Attack on bar leaves 36 dead in central Africa

Officials in Burundi accuse armed opposition party

NEW YORK TIMES

NAIROBI, Kenya — Men in army fatigues and carrying military-grade weapons burst into a crowded bar in Burundi and opened fire, Burundian officials said Monday.

The violence killed 36 people and laid bare how combustible Burundi is a year after a disputed election.

Burundian officials immediately accused an armed opposition political party that had recently fled into neighboring Democratic Republic of Congo, and many Burundians fear their country could be sliding back toward war.

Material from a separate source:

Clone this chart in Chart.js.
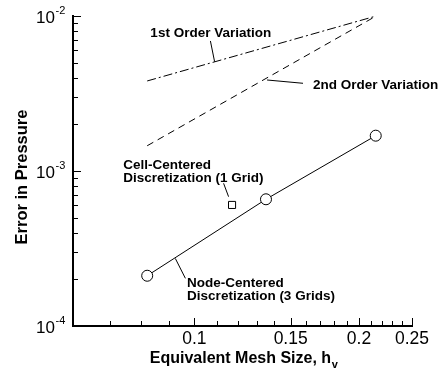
<!DOCTYPE html>
<html>
<head>
<meta charset="utf-8">
<script src="https://cdn.jsdelivr.net/npm/chart.js@4.4.1/dist/chart.umd.min.js"></script>
<style>
  body { margin: 0; background: #fff; }
  #wrap { width: 440px; height: 373px; }
</style>
</head>
<body>
<div id="wrap"><canvas id="errChart" width="440" height="373"></canvas></div>
<script>
// values (log-log)
const nodeH = [0.082, 0.1352, 0.2146]
const nodeErr = [2.11e-4, 6.57e-4, 1.69e-3]
const cellH = [0.1172]
const cellErr = [6.04e-4]
const refH = [0.082, 0.215]
const firstOrderErr = [3.81e-3, 1.0e-2]
const secondOrderErr = [1.455e-3, 1.0e-2]

const xTickLabels = [0.1, 0.15, 0.2, 0.25]
const xMinorTicks = [0.06, 0.07, 0.08, 0.09, 0.11, 0.12, 0.13, 0.14, 0.16, 0.17, 0.18, 0.19, 0.21, 0.22, 0.23, 0.24]
const yTickExps = [-4, -3, -2]

const FONT = '"Liberation Sans", Arial, Helvetica, sans-serif'

const pts = (xs, ys) => xs.map((x, i) => ({x: x, y: ys[i]}))

// text callouts, anchored in data coordinates
const notes = [
    {lines: ['1st Order Variation'], at: [0.0831, 0.00729], leader: [[0.1070, 0.00690], [0.1089, 0.00507]]},
    {lines: ['2nd Order Variation'], at: [0.1648, 0.003365], leader: [[0.1358, 0.003865], [0.158, 0.00368]]},
    {lines: ['Cell-Centered', 'Discretization (1 Grid)'], at: [0.0741, 0.001026], leader: [[0.1131, 0.000833], [0.1155, 0.000683]]},
    {lines: ['Node-Centered', 'Discretization (3 Grids)'], at: [0.0970, 0.000178], leader: [[0.0923, 0.000273], [0.0963, 0.000203]]},
]

const axesPlugin = {
    id: 'tecAxes',
    afterDraw(chart) {
        const ctx = chart.ctx
        const xs = chart.scales.x
        const ys = chart.scales.y
        const a = chart.chartArea
        ctx.save()
        ctx.strokeStyle = '#000'
        ctx.fillStyle = '#000'

        // axis lines
        ctx.lineWidth = 2
        ctx.beginPath()
        ctx.moveTo(a.left, a.top - 1)
        ctx.lineTo(a.left, a.bottom)
        ctx.lineTo(a.right + 1, a.bottom)
        ctx.stroke()

        // ticks (inward)
        ctx.lineWidth = 1
        ctx.beginPath()
        yTickExps.forEach((e, i) => {
            const major = Math.round(ys.getPixelForValue(Math.pow(10, e))) + 0.5
            ctx.moveTo(a.left, major)
            ctx.lineTo(a.left + 8, major)
            if (i < yTickExps.length - 1) {
                for (let m = 2; m <= 9; m++) {
                    const p = Math.round(ys.getPixelForValue(m * Math.pow(10, e))) + 0.5
                    ctx.moveTo(a.left, p)
                    ctx.lineTo(a.left + 5, p)
                }
            }
        })
        xTickLabels.forEach(v => {
            const p = Math.round(xs.getPixelForValue(v)) + 0.5
            ctx.moveTo(p, a.bottom)
            ctx.lineTo(p, a.bottom - 8)
        })
        xMinorTicks.forEach(v => {
            const p = Math.round(xs.getPixelForValue(v)) + 0.5
            ctx.moveTo(p, a.bottom)
            ctx.lineTo(p, a.bottom - 5)
        })
        ctx.stroke()

        // y tick labels 10^n
        yTickExps.forEach(e => {
            const p = ys.getPixelForValue(Math.pow(10, e))
            ctx.font = '17px ' + FONT
            ctx.textAlign = 'right'
            ctx.textBaseline = 'alphabetic'
            ctx.fillText('10', a.left - 18, p + 7)
            ctx.font = '11px ' + FONT
            ctx.textAlign = 'left'
            ctx.fillText('-' + Math.abs(e), a.left - 17.5, p - 2)
        })

        // x tick labels
        ctx.font = '17.5px ' + FONT
        ctx.textAlign = 'center'
        xTickLabels.forEach(v => {
            ctx.fillText(String(v), xs.getPixelForValue(v), a.bottom + 18)
        })

        // x title with subscript
        const main = 'Equivalent Mesh Size, h'
        ctx.font = 'bold 16px ' + FONT
        const w1 = ctx.measureText(main).width
        ctx.font = 'bold 11px ' + FONT
        const w2 = ctx.measureText('v').width
        const x0 = (a.left + a.right) / 2 - (w1 + w2) / 2 + 1
        ctx.textAlign = 'left'
        ctx.font = 'bold 16px ' + FONT
        ctx.fillText(main, x0, a.bottom + 37)
        ctx.font = 'bold 11px ' + FONT
        ctx.fillText('v', x0 + w1 + 0.5, a.bottom + 42)

        // y title
        ctx.save()
        ctx.translate(27, (a.top + a.bottom) / 2 + 6)
        ctx.rotate(-Math.PI / 2)
        ctx.font = 'bold 16.5px ' + FONT
        ctx.textAlign = 'center'
        ctx.fillText('Error in Pressure', 0, 0)
        ctx.restore()

        // callouts
        ctx.font = 'bold 13.5px ' + FONT
        ctx.textAlign = 'left'
        notes.forEach(n => {
            const tx = xs.getPixelForValue(n.at[0])
            const ty = ys.getPixelForValue(n.at[1])
            n.lines.forEach((t, i) => ctx.fillText(t, tx, ty + i * 12.5))
            ctx.beginPath()
            ctx.moveTo(xs.getPixelForValue(n.leader[0][0]), ys.getPixelForValue(n.leader[0][1]))
            ctx.lineTo(xs.getPixelForValue(n.leader[1][0]), ys.getPixelForValue(n.leader[1][1]))
            ctx.stroke()
        })
        ctx.restore()
    }
}

const config = {
    type: 'scatter',
    data: {
        datasets: [
            {
                label: 'Node-Centered',
                data: pts(nodeH, nodeErr),
                showLine: true,
                borderColor: '#000',
                borderWidth: 1,
                pointStyle: 'circle',
                pointRadius: 5.5,
                pointBackgroundColor: '#fff',
                pointBorderColor: '#000',
                pointBorderWidth: 1,
            },
            {
                label: 'Cell-Centered',
                data: pts(cellH, cellErr),
                showLine: false,
                pointStyle: 'rect',
                pointRadius: 5,
                pointBackgroundColor: '#fff',
                pointBorderColor: '#000',
                pointBorderWidth: 1,
            },
            {
                label: '1st Order',
                data: pts(refH, firstOrderErr),
                showLine: true,
                borderColor: '#000',
                borderWidth: 1,
                borderDash: [9, 3, 2, 3],
                pointRadius: 0,
            },
            {
                label: '2nd Order',
                data: pts(refH, secondOrderErr),
                showLine: true,
                borderColor: '#000',
                borderWidth: 1,
                borderDash: [7, 5],
                pointRadius: 0,
            },
        ]
    },
    options: {
        responsive: false,
        animation: false,
        devicePixelRatio: 1,
        clip: false,
        layout: {padding: {left: 73, top: 16, right: 28, bottom: 47}},
        plugins: {legend: {display: false}, tooltip: {enabled: false}},
        scales: {
            x: {type: 'logarithmic', min: 0.06, max: 0.25, display: false},
            y: {type: 'logarithmic', min: 1e-4, max: 1e-2, display: false},
        }
    },
    plugins: [axesPlugin]
}

const myChart = new Chart(document.getElementById('errChart'), config)
</script>
</body>
</html>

In the 1990s, more than 200,000 people were killed in this tiny central African nation in ethnically driven violence that soon became a dangerous free-for-all involving warring militias, rival politicians, criminal gangs, and child soldiers.

According to witnesses, 10 gunmen descended at about 9 p.m. Sunday on the Chez Les Amis bar in Gatumba, a small town near the Congo border. An African diplomat in Nairobi said the bar was owned by a supporter of the Burundian government and that it was a well-known watering hole for fans of the governing party.

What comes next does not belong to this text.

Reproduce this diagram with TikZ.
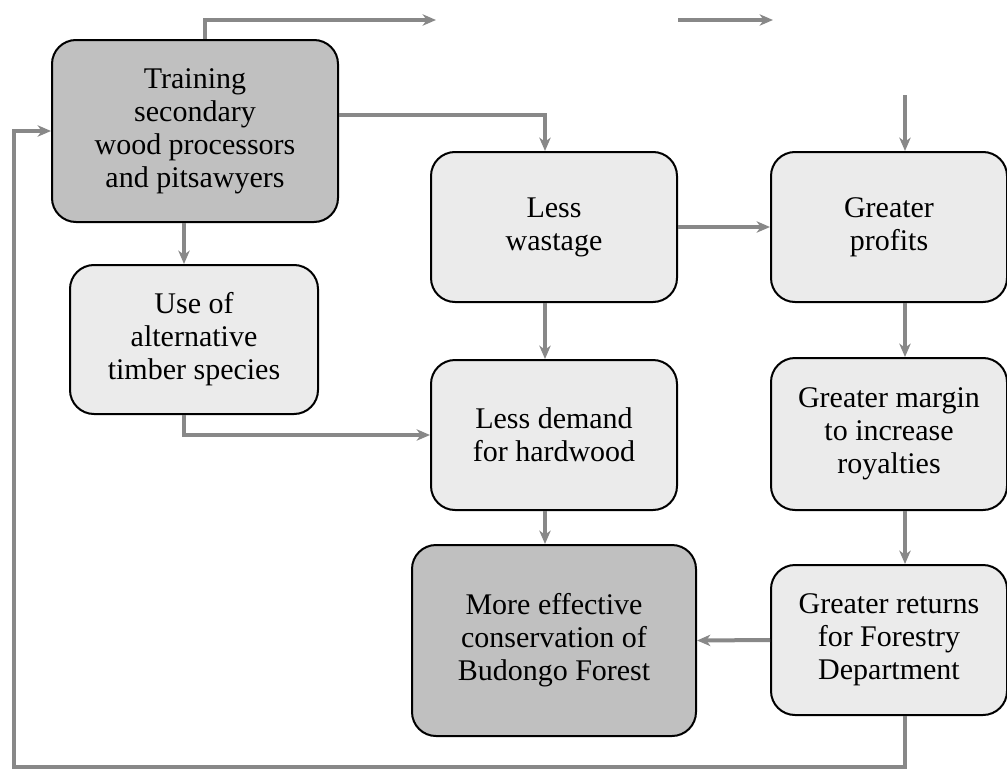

The gunmen ordered everybody in the bar to lie on the floor, and then they opened fire.

“Kill them all, kill them all.Make sure there’s no survivors,” one of the gunmen said, according to an Associated Press reporter who spoke to witnesses.

Government officials said 36 people were killed and 15 wounded. After the attack, witnesses said the gunmen slipped across the border, just a few miles away.

In recent months, Burundi has been haunted by mysterious killings, with gagged and bound bodies showing up in rivers. Diplomats and human rights groups say the Burundian government has embarked on a campaign to methodically eliminate opposition supporters.

“The government has been slaughtering them like rats,” said the African diplomat, who was not authorized to speak publicly. The attack, he said simply, “was payback.”

In 2008, the last of Burundi’s heavily armed rebel groups agreed to form a political party. A truce held until last year, when several opposition leaders claimed the government rigged local elections, prompting opposition leaders to withdraw from the presidential election. Agathon Rwasa, a rebel leader who briefly flirted with civilian life, suddenly disappeared, and many analysts said he had returned to the bush, in Congo, to reorganize his militia.